Budgets forcing firms to rethink BYOD

Budgets forcing firms to rethink BYOD

Stringent budgets and an inability to limit workers to just one or two types of smartphone or tablet is causing many companies to rethink how they have tackled the bring your own device (BYOD) trend.

A new report from Accenture, which questioned more than 400 IT professionals from around the world, discovered that IT budgets are still constrained at many companies.

Much of this is down to heavy recent investment in mobile technologies, as firms have attempted to keep pace with their competitors.

The authors of the report noted that investment in mobile devices and new working practices is very hit-and-miss, with those that invested a lot in 2011 cutting back in 2012 and conversely those pumping money into mobile in the last 12 months failing to act in the previous year.

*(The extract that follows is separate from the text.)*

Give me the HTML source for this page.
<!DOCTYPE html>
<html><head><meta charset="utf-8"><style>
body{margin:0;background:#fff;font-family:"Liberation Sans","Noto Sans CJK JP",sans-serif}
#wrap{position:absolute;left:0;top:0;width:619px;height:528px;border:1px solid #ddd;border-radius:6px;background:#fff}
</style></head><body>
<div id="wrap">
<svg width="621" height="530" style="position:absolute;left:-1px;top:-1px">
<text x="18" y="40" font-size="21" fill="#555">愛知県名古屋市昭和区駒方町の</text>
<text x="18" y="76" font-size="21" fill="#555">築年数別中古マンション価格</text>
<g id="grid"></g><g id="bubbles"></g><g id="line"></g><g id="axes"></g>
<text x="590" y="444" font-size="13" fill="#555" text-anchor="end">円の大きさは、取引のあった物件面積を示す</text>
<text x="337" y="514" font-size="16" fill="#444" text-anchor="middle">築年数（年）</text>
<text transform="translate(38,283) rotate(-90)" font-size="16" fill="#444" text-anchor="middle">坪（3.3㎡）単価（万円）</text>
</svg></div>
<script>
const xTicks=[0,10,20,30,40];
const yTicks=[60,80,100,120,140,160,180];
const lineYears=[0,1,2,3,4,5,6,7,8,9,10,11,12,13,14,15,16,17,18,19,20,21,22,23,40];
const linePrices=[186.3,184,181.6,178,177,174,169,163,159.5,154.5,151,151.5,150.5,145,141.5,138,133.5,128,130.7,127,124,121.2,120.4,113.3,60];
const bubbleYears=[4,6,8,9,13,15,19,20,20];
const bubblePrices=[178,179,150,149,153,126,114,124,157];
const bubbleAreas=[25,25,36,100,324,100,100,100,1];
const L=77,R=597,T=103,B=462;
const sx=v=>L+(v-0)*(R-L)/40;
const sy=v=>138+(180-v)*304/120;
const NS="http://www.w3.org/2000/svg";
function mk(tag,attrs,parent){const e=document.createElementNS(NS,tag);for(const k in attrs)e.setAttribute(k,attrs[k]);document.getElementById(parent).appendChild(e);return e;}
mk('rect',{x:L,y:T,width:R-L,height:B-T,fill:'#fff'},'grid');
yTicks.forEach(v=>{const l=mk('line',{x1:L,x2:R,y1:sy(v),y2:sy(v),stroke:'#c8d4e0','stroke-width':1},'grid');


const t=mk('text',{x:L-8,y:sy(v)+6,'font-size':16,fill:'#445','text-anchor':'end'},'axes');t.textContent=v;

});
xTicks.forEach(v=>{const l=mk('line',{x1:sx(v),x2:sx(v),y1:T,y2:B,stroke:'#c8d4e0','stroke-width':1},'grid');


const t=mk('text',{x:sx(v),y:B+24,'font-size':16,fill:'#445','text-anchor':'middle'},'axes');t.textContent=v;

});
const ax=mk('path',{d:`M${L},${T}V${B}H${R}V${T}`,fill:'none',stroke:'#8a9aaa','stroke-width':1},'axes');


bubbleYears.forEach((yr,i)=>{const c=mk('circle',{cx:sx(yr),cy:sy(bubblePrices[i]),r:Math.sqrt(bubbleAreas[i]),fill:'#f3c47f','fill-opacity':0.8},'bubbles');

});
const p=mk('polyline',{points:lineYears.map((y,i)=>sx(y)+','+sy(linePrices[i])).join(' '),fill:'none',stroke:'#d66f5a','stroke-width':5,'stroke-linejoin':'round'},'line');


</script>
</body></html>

One-third of the IT executives surveyed cited mobility as one of their top-two priorities, while 75 per cent put it among their top five, which is a big commitment to the technology.

However, cost and budget concerns were cited by 41 per cent of respondents, with business concentrating their spending on maintenance of existing devices, rather than investing in cutting edge technologies.

The reason for the focus on mobile is the increased productivity the devices provide, as well as the opportunity to enter new revenue streams.

Thirty-six per cent said revenue could be increased by driving customer engagement through the use of mobile, but the compatibility between modern mobile hardware and software, and the legacy back-end systems many users wanted to access is an issue for many firms.

"Even so, the confusion over the best device isn't stopping progress toward a mobile centric IT architecture. Enterprises view tablets almost as important as smartphones, with 85 percent of respondents saying they support smartphones and 78 percent saying they support tablets," the report noted.

That means concerns about letting employees use their own devices may not be as big a worry as previously thought within the industry.